Skip to content

ADR-002: Batch-based Pipeline Processing

Status

Accepted

Context

Processing data row-by-row in Python is slow due to function call overhead and the GIL. Conversely, processing an entire multi-gigabyte file in memory at once is not feasible for many environments.

Decision

ZooPipe uses a batch-based (chunked) processing model.

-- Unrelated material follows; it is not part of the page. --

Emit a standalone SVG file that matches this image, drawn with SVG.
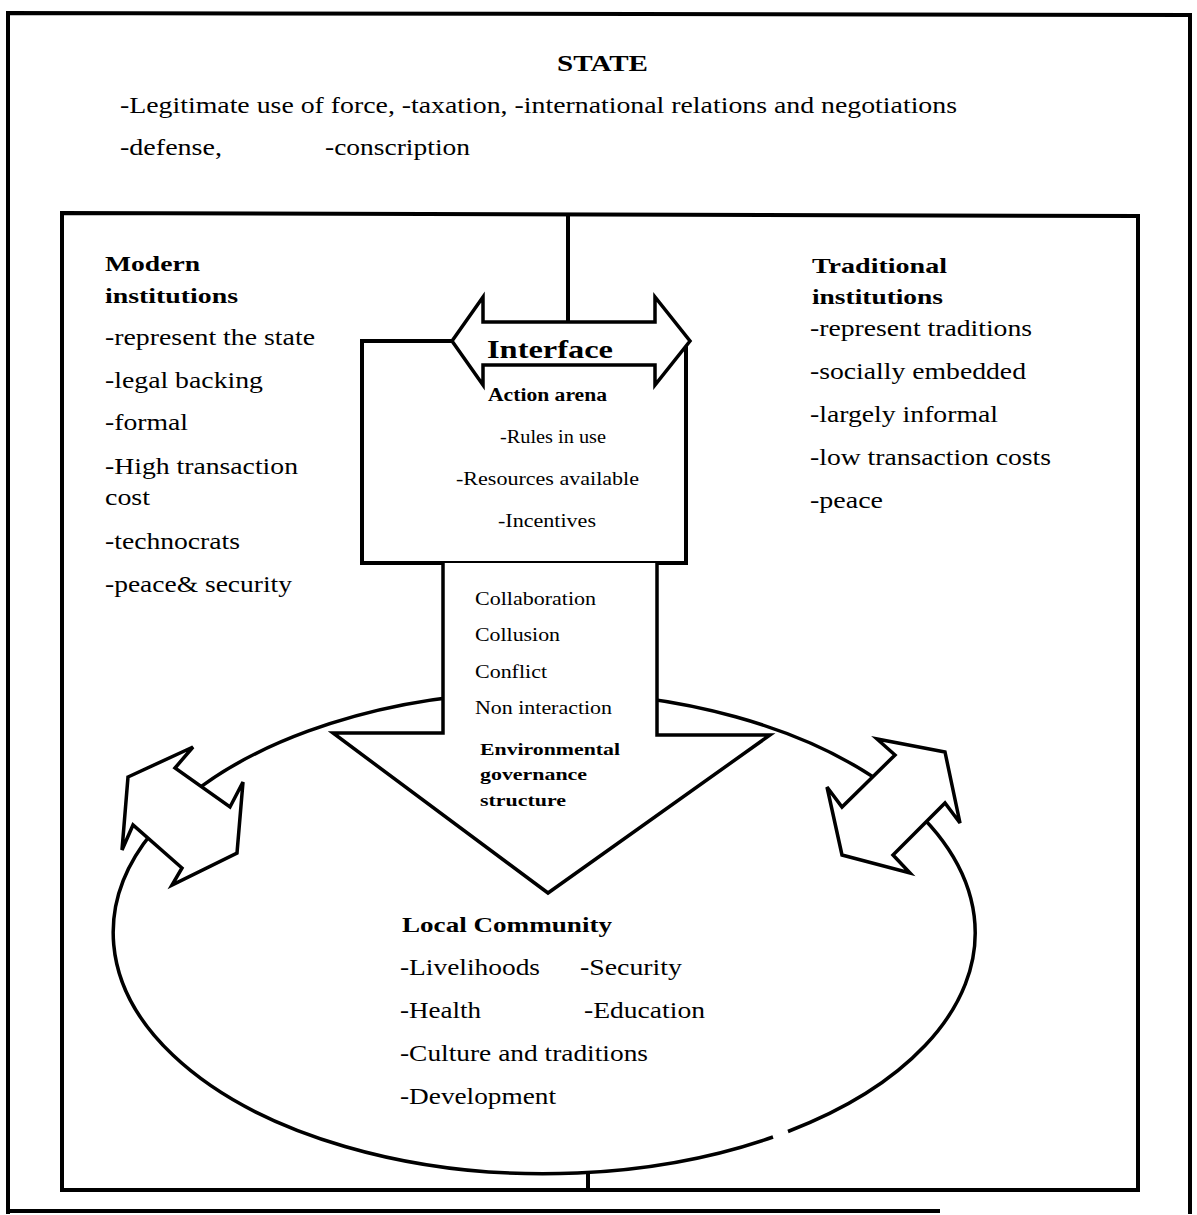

Data is read from the input source in batches (defaulting to 1000-5000 records), processed as a block throughout the pipeline, and written to the output in batches.

Implementation Details

  • The Rust core fetches a chunk of raw data.
  • This chunk is passed to the Python layer for validation (Pydantic) and transformation (Hooks) as a list of dictionaries.
  • The results are returned to Rust for final output writing.
  • Memory management is optimized by reusing buffers where possible and minimizing copies between Python and Rust.

Consequences

  • Benefit: Amortizes the cost of crossing the Python-Rust boundary across multiple records.
  • Benefit: Predictable and low memory usage regardless of total dataset size.
  • Benefit: Enables efficient batch inserts for databases (SQL) and batch writes for files (Parquet/Arrow).
  • Drawback: Latency per record might be slightly higher than a pure streaming approach, though overall throughput is much higher.
  • Drawback: Error handling must manage batch failures and record-level granularity within a batch.